What was planned as a one-hour session for which the stakes were not particularly high yielded a great deal of music, enough, Gold says, to potentially unveil a sequel to the current platter. Gold adds, "We labored over whether it should be a Cinema Cinema album, but it falls under the umbrella of what we do when we play. Improvisation is a huge part of what we do live, and I would say it encompasses about a quarter of every show we've done."
(Astute historians and fans will note that Darriau's playing appeared on the 2017 Cinema Cinema no-holds-barred set Man Bites Dog, which came after the studio time reflected on CCXMD. Gold recalls that those sessions also yielded unexpected results. "We thought he might guest on one song, but he ended up on three pieces.
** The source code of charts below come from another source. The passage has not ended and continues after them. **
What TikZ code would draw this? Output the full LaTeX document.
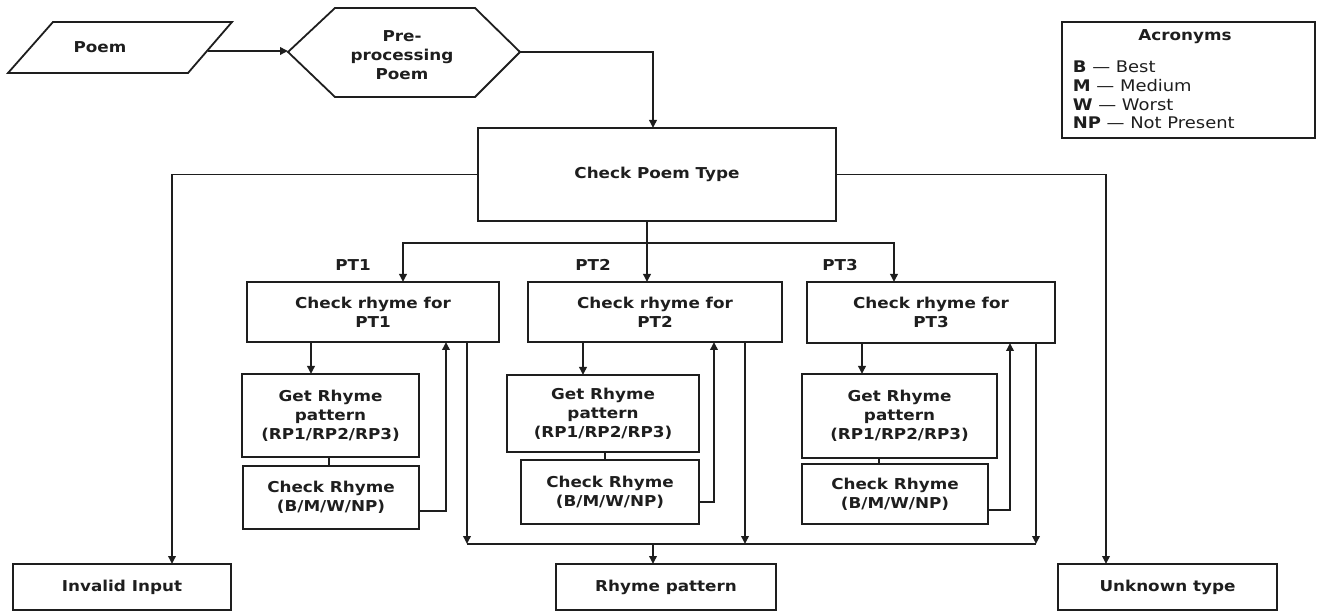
\documentclass[tikz,border=0pt]{standalone}
\usepackage{fontspec}
\setmainfont[FakeStretch=1.12]{DejaVu Sans}
\usetikzlibrary{arrows.meta}
\newcommand\bxfont{\fontsize{15}{19}\selectfont\bfseries}
\newcommand\acfont{\fontsize{16}{18.7}\selectfont}
\definecolor{ink}{HTML}{1E1E1E}
\begin{document}
\begin{tikzpicture}[x=1pt,y=-1pt,
  line width=1.8pt, draw=ink, text=ink,
  arr/.style={-{Triangle[length=8pt,width=7.5pt]}},
  box/.style={draw, inner sep=0pt, outer sep=0pt, align=center, font=\bxfont},
  lbl/.style={inner sep=0pt, align=center, font=\bxfont},
  acr/.style={inner sep=0pt, anchor=west, font=\acfont}]
\useasboundingbox (0,0) rectangle (1318,612);

% input parallelogram
\draw (53,22) -- (232,22) -- (188,73) -- (8,73) -- cycle;
\node[lbl] (poem) at (100,47) {Poem};
\coordinate (poemR) at (208,51);

% pre-processing hexagon
\draw (288,52) -- (335,8) -- (475,8) -- (520,52) -- (475,97) -- (335,97) -- cycle;
\node[lbl] (pre) at (402,55) {Pre-\\processing\\Poem};
\coordinate (hexL) at (288,51);
\coordinate (hexR) at (520,52);

% main boxes
\node[box, minimum width=358pt, minimum height=93pt] (cpt) at (657,174.5) {Check Poem Type};

\node[box, minimum width=252pt, minimum height=60pt] (pt1) at (373,312) {Check rhyme for\\PT1};
\node[box, minimum width=254pt, minimum height=60pt] (pt2) at (655,312) {Check rhyme for\\PT2};
\node[box, minimum width=248pt, minimum height=61pt] (pt3) at (931,312.5) {Check rhyme for\\PT3};

\node[lbl] (l1) at (353,265) {PT1};
\node[lbl] (l2) at (593,265) {PT2};
\node[lbl] (l3) at (840,265) {PT3};

\node[box, minimum width=177pt, minimum height=83pt] (gr1) at (330.5,415.5) {Get Rhyme\\pattern\\(RP1/RP2/RP3)};
\node[box, minimum width=176pt, minimum height=63pt] (cr1) at (331,497.5) {Check Rhyme\\(B/M/W/NP)};
\node[box, minimum width=192pt, minimum height=77pt] (gr2) at (603,413.5) {Get Rhyme\\pattern\\(RP1/RP2/RP3)};
\node[box, minimum width=178pt, minimum height=64pt] (cr2) at (610,492) {Check Rhyme\\(B/M/W/NP)};
\node[box, minimum width=195pt, minimum height=84pt] (gr3) at (899.5,416) {Get Rhyme\\pattern\\(RP1/RP2/RP3)};
\node[box, minimum width=186pt, minimum height=60pt] (cr3) at (895,494) {Check Rhyme\\(B/M/W/NP)};

\node[box, minimum width=218pt, minimum height=46pt] (inv) at (122,587) {Invalid Input};
\node[box, minimum width=220pt, minimum height=46pt] (rp) at (666,587) {Rhyme pattern};
\node[box, minimum width=219pt, minimum height=46pt] (unk) at (1167.5,587) {Unknown type};

% legend
\node[draw, line width=1.1pt, minimum width=253pt, minimum height=116pt, inner sep=0pt] (legend) at (1188.5,80) {};
\node[lbl] (legt) at (1185,37) {Acronyms};
\node[acr] (a1) at (1072,67) {\textbf{B} --- Best};
\node[acr] (a2) at (1072,86) {\textbf{M} --- Medium};
\node[acr] (a3) at (1072,104.5) {\textbf{W} --- Worst};
\node[acr] (a4) at (1072,123) {\textbf{NP} --- Not Present};

% top flow
\draw[arr] (poemR) -- (hexL);
\draw[arr] (hexR) -| (653,0 |- cpt.north);

% poem type branches
\coordinate (busT) at (647,243);
\draw[arr] (647,0 |- cpt.south) -- (647,0 |- pt2.north);
\draw[arr] (busT) -| (403,0 |- pt1.north);
\draw[arr] (busT) -| (894,0 |- pt3.north);
\draw[arr] (cpt.west) -| (172,0 |- inv.north);
\draw[arr] (cpt.east) -| (1106,0 |- unk.north);

% PT1 loop
\draw[arr] (311,0 |- pt1.south) -- (311,0 |- gr1.north);
\draw (329,0 |- gr1.south) -- (329,0 |- cr1.north);
\draw[arr] (cr1.east |- 0,511) -| (446,0 |- pt1.south);
% PT2 loop
\draw[arr] (583,0 |- pt2.south) -- (583,0 |- gr2.north);
\draw (605,0 |- gr2.south) -- (605,0 |- cr2.north);
\draw[arr] (cr2.east |- 0,502) -| (714,0 |- pt2.south);
% PT3 loop
\draw[arr] (862,0 |- pt3.south) -- (862,0 |- gr3.north);
\draw (879,0 |- gr3.south) -- (879,0 |- cr3.north);
\draw[arr] (cr3.east |- 0,510) -| (1010,0 |- pt3.south);

% collecting results
\coordinate (b1) at (467,544);
\coordinate (b2) at (745,544);
\coordinate (b3) at (1036,544);
\coordinate (bm) at (653,544);
\draw (b1) -- (b3);
\draw[arr] (467,0 |- pt1.south) -- (b1);
\draw[arr] (745,0 |- pt2.south) -- (b2);
\draw[arr] (1036,0 |- pt3.south) -- (b3);
\draw[arr] (bm) -- (bm |- rp.north);
\end{tikzpicture}
\end{document}
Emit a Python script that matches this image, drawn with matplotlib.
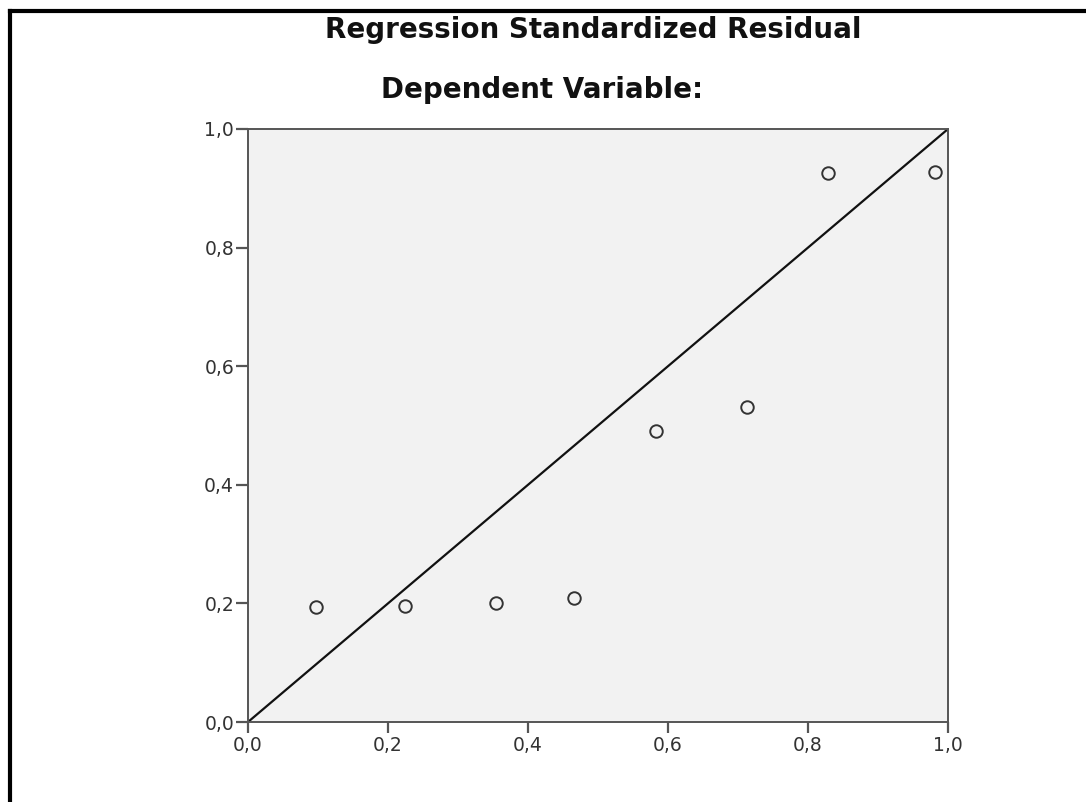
import matplotlib
matplotlib.use("Agg")
import matplotlib.pyplot as plt
import matplotlib.ticker as mticker
from matplotlib.lines import Line2D

# ── data ───────────────────────────────────────────────────────────────────
observed_cum_prob = [0.097, 0.224, 0.354, 0.466, 0.583, 0.713, 0.829, 0.982]
expected_cum_prob = [0.194, 0.195, 0.200, 0.209, 0.491, 0.532, 0.926, 0.927]
tick_values = [0.0, 0.2, 0.4, 0.6, 0.8, 1.0]

title_main = "Regression Standardized Residual"
title_sub = "Dependent Variable:"

plt.rcParams["font.family"] = ["DejaVu Sans"]

fig = plt.figure(figsize=(10.86, 8.02), dpi=100)
fig.patch.set_facecolor("white")

ax = fig.add_axes([248 / 1086, 80 / 802, 700 / 1086, 593 / 802])
ax.set_facecolor("#f2f2f2")

# reference diagonal
ax.plot([0, 1], [0, 1], color="#111111", linewidth=1.6, zorder=2)

# P-P points
ax.plot(observed_cum_prob, expected_cum_prob, linestyle="none", marker="o",
        markersize=9, markerfacecolor="none", markeredgecolor="#333333",
        markeredgewidth=1.4, zorder=3, clip_on=False)

ax.set_xlim(0, 1)
ax.set_ylim(0, 1)
ax.set_xticks(tick_values)
ax.set_yticks(tick_values)
fmt = mticker.FuncFormatter(lambda v, _: f"{v:.1f}".replace(".", ","))
ax.xaxis.set_major_formatter(fmt)
ax.yaxis.set_major_formatter(fmt)

for s in ax.spines.values():
    s.set_color("#555555")
    s.set_linewidth(1.4)

ax.tick_params(axis="x", direction="out", length=8, width=1.6, color="#555555",
               labelsize=13.5, labelcolor="#333333", pad=2)
ax.tick_params(axis="y", direction="out", length=9, width=1.6, color="#555555",
               labelsize=13.5, labelcolor="#333333", pad=1)

# titles
fig.text(593 / 1086, 1 - 30 / 802, title_main, ha="center", va="center",
         fontsize=20, fontweight="bold", color="#111111")
fig.text(542 / 1086, 1 - 90 / 802, title_sub, ha="center", va="center",
         fontsize=20, fontweight="bold", color="#111111")

# screenshot frame (top and left edges only)
fig.add_artist(Line2D([9.5 / 1086, 1.0], [1 - 10.5 / 802, 1 - 10.5 / 802],
                      color="black", linewidth=3, transform=fig.transFigure))
fig.add_artist(Line2D([9.5 / 1086, 9.5 / 1086], [0.0, 1 - 10.5 / 802],
                      color="black", linewidth=3, transform=fig.transFigure))

fig.savefig("out.png", dpi=100)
His playing started to color in what we do with a different feel.")
From the furious overture "Collective Outpoint" to the brooding "Cyclops" to the post-rock-meets-hard bop "Revealed", Cinema Cinema show themselves as a brooding, multi-faceted monster that is relentless in its pursuit of musical mastery. The epic "Ode to a Gowanus Flower", which clocks in at over 13 minutes, serves as a culmination of all that Gold, Claro, and Darriau found on their journey toward musical truth.
"Matt is like a human gauze over the animal that is Cinema Cinema," Gold says. "He brings a vast bag of tricks with him."